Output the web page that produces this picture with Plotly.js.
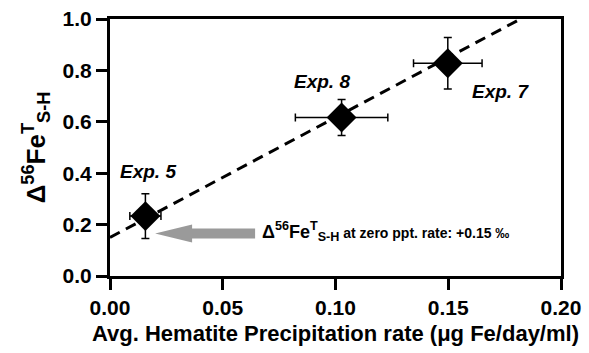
<!DOCTYPE html>
<html>
<head>
<meta charset="utf-8">
<script src="https://cdn.plot.ly/plotly-3.0.1.min.js"></script>
<style>
  html, body { margin: 0; padding: 0; background: #fff; }
  #chart { width: 589px; height: 353px; }
</style>
</head>
<body>
<div id="chart"></div>
<script>
// Experiments: hematite precipitation rate vs. Δ56Fe(T) S-H
const experiments = ["Exp. 5", "Exp. 8", "Exp. 7"];
const rate = [0.0157, 0.1027, 0.1498];
const rateErr = [0.0069, 0.0205, 0.0152];
const delta = [0.233, 0.617, 0.828];
const deltaErr = [0.087, 0.070, 0.100];

// Linear fit through the experiments (intercept +0.15 at zero rate)
const fitRate = [0, 0.182];
const fitDelta = [0.15, 1.0];

// Label positions for the experiment names
const labelX = [0.017, 0.094, 0.173];
const labelY = [0.405, 0.755, 0.716];

const xTicks = [0, 0.05, 0.10, 0.15, 0.20];
const xTickText = ["0.00", "0.05", "0.10", "0.15", "0.20"];
const yTicks = [0, 0.2, 0.4, 0.6, 0.8, 1.0];
const yTickText = ["0.0", "0.2", "0.4", "0.6", "0.8", "1.0"];

const font = "Liberation Sans, Arial, sans-serif";

const traces = [
  {
    x: fitRate, y: fitDelta, mode: "lines", type: "scatter",
    line: { color: "#000", width: 3, dash: "11px,7px" },
    hoverinfo: "skip", showlegend: false
  },
  {
    x: rate, y: delta, mode: "markers", type: "scatter",
    marker: { symbol: "diamond", size: 23, color: "#000" },
    error_x: { type: "data", array: rateErr, visible: true, color: "#000", thickness: 1.5, width: 4 },
    error_y: { type: "data", array: deltaErr, visible: true, color: "#000", thickness: 1.5, width: 4 },
    text: experiments, showlegend: false
  }
];

const annotations = experiments.map((name, i) => ({
  x: labelX[i], y: labelY[i], xref: "x", yref: "y",
  text: "<b><i>" + name + "</i></b>", showarrow: false,
  font: { family: font, size: 19, color: "#000" }
}));

annotations.push({
  x: 0.0665, y: 0.172, xref: "x", yref: "y", xanchor: "left", yanchor: "middle",
  showarrow: false,
  text: "<b>Δ<sup>56</sup>Fe<sup>T</sup><sub>S-H</sub><span style='font-size:14px'> at zero ppt. rate: +0.15 ‰</span></b>",
  font: { family: font, size: 18, color: "#000" }
});

const layout = {
  width: 589, height: 353,
  margin: { l: 110, r: 28, t: 19, b: 77 },
  paper_bgcolor: "#fff", plot_bgcolor: "#fff",
  font: { family: font, color: "#000" },
  xaxis: {
    range: [0, 0.2], tickvals: xTicks, ticktext: xTickText,
    showgrid: false, zeroline: false,
    showline: true, linecolor: "#000", linewidth: 3, mirror: true,
    ticks: "outside", ticklen: 11, tickwidth: 3, tickcolor: "#000",
    tickfont: { family: font, size: 21, color: "#000", weight: "bold" },
    title: { text: "<b>Avg. Hematite Precipitation rate (μg Fe/day/ml)</b>",
             font: { family: font, size: 22, color: "#000" }, standoff: 8 }
  },
  yaxis: {
    range: [0, 1.0], tickvals: yTicks, ticktext: yTickText,
    showgrid: false, zeroline: false,
    showline: true, linecolor: "#000", linewidth: 3, mirror: true,
    ticks: "outside", ticklen: 11, tickwidth: 3, tickcolor: "#000",
    tickfont: { family: font, size: 21, color: "#000", weight: "bold" },
    title: { text: "<b>Δ<sup>56</sup>Fe<sup>T</sup><sub>S-H</sub></b>",
             font: { family: font, size: 26, color: "#000" }, standoff: 10 }
  },
  shapes: [{
    // grey arrow pointing at the zero-rate intercept
    type: "path", xref: "x", yref: "y",
    xsizemode: "pixel", ysizemode: "pixel",
    xanchor: 0.020, yanchor: 0.165,
    path: "M0,0 L37,9 L37,5 L100,5 L100,-5 L37,-5 L37,-9 Z",
    fillcolor: "#9a9a9a", line: { width: 0 }
  }],
  annotations: annotations
};

Plotly.newPlot("chart", traces, layout, { displayModeBar: false, staticPlot: true });
</script>
</body>
</html>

----

Goal. Return each line exactly as written. Any picture gets left out.

Complete response.
Output the web page that produces this picture with Plotly.js.
<!DOCTYPE html>
<html>
<head>
<meta charset="utf-8">
<script src="https://cdn.plot.ly/plotly-3.0.1.min.js"></script>
<style>
  html, body { margin: 0; padding: 0; background: #fff; }
  #chart { width: 589px; height: 353px; }
</style>
</head>
<body>
<div id="chart"></div>
<script>
// Experiments: hematite precipitation rate vs. Δ56Fe(T) S-H
const experiments = ["Exp. 5", "Exp. 8", "Exp. 7"];
const rate = [0.0157, 0.1027, 0.1498];
const rateErr = [0.0069, 0.0205, 0.0152];
const delta = [0.233, 0.617, 0.828];
const deltaErr = [0.087, 0.070, 0.100];

// Linear fit through the experiments (intercept +0.15 at zero rate)
const fitRate = [0, 0.182];
const fitDelta = [0.15, 1.0];

// Label positions for the experiment names
const labelX = [0.017, 0.094, 0.173];
const labelY = [0.405, 0.755, 0.716];

const xTicks = [0, 0.05, 0.10, 0.15, 0.20];
const xTickText = ["0.00", "0.05", "0.10", "0.15", "0.20"];
const yTicks = [0, 0.2, 0.4, 0.6, 0.8, 1.0];
const yTickText = ["0.0", "0.2", "0.4", "0.6", "0.8", "1.0"];

const font = "Liberation Sans, Arial, sans-serif";

const traces = [
  {
    x: fitRate, y: fitDelta, mode: "lines", type: "scatter",
    line: { color: "#000", width: 3, dash: "11px,7px" },
    hoverinfo: "skip", showlegend: false
  },
  {
    x: rate, y: delta, mode: "markers", type: "scatter",
    marker: { symbol: "diamond", size: 23, color: "#000" },
    error_x: { type: "data", array: rateErr, visible: true, color: "#000", thickness: 1.5, width: 4 },
    error_y: { type: "data", array: deltaErr, visible: true, color: "#000", thickness: 1.5, width: 4 },
    text: experiments, showlegend: false
  }
];

const annotations = experiments.map((name, i) => ({
  x: labelX[i], y: labelY[i], xref: "x", yref: "y",
  text: "<b><i>" + name + "</i></b>", showarrow: false,
  font: { family: font, size: 19, color: "#000" }
}));

annotations.push({
  x: 0.0665, y: 0.172, xref: "x", yref: "y", xanchor: "left", yanchor: "middle",
  showarrow: false,
  text: "<b>Δ<sup>56</sup>Fe<sup>T</sup><sub>S-H</sub><span style='font-size:14px'> at zero ppt. rate: +0.15 ‰</span></b>",
  font: { family: font, size: 18, color: "#000" }
});

const layout = {
  width: 589, height: 353,
  margin: { l: 110, r: 28, t: 19, b: 77 },
  paper_bgcolor: "#fff", plot_bgcolor: "#fff",
  font: { family: font, color: "#000" },
  xaxis: {
    range: [0, 0.2], tickvals: xTicks, ticktext: xTickText,
    showgrid: false, zeroline: false,
    showline: true, linecolor: "#000", linewidth: 3, mirror: true,
    ticks: "outside", ticklen: 11, tickwidth: 3, tickcolor: "#000",
    tickfont: { family: font, size: 21, color: "#000", weight: "bold" },
    title: { text: "<b>Avg. Hematite Precipitation rate (μg Fe/day/ml)</b>",
             font: { family: font, size: 22, color: "#000" }, standoff: 8 }
  },
  yaxis: {
    range: [0, 1.0], tickvals: yTicks, ticktext: yTickText,
    showgrid: false, zeroline: false,
    showline: true, linecolor: "#000", linewidth: 3, mirror: true,
    ticks: "outside", ticklen: 11, tickwidth: 3, tickcolor: "#000",
    tickfont: { family: font, size: 21, color: "#000", weight: "bold" },
    title: { text: "<b>Δ<sup>56</sup>Fe<sup>T</sup><sub>S-H</sub></b>",
             font: { family: font, size: 26, color: "#000" }, standoff: 10 }
  },
  shapes: [{
    // grey arrow pointing at the zero-rate intercept
    type: "path", xref: "x", yref: "y",
    xsizemode: "pixel", ysizemode: "pixel",
    xanchor: 0.020, yanchor: 0.165,
    path: "M0,0 L37,9 L37,5 L100,5 L100,-5 L37,-5 L37,-9 Z",
    fillcolor: "#9a9a9a", line: { width: 0 }
  }],
  annotations: annotations
};

Plotly.newPlot("chart", traces, layout, { displayModeBar: false, staticPlot: true });
</script>
</body>
</html>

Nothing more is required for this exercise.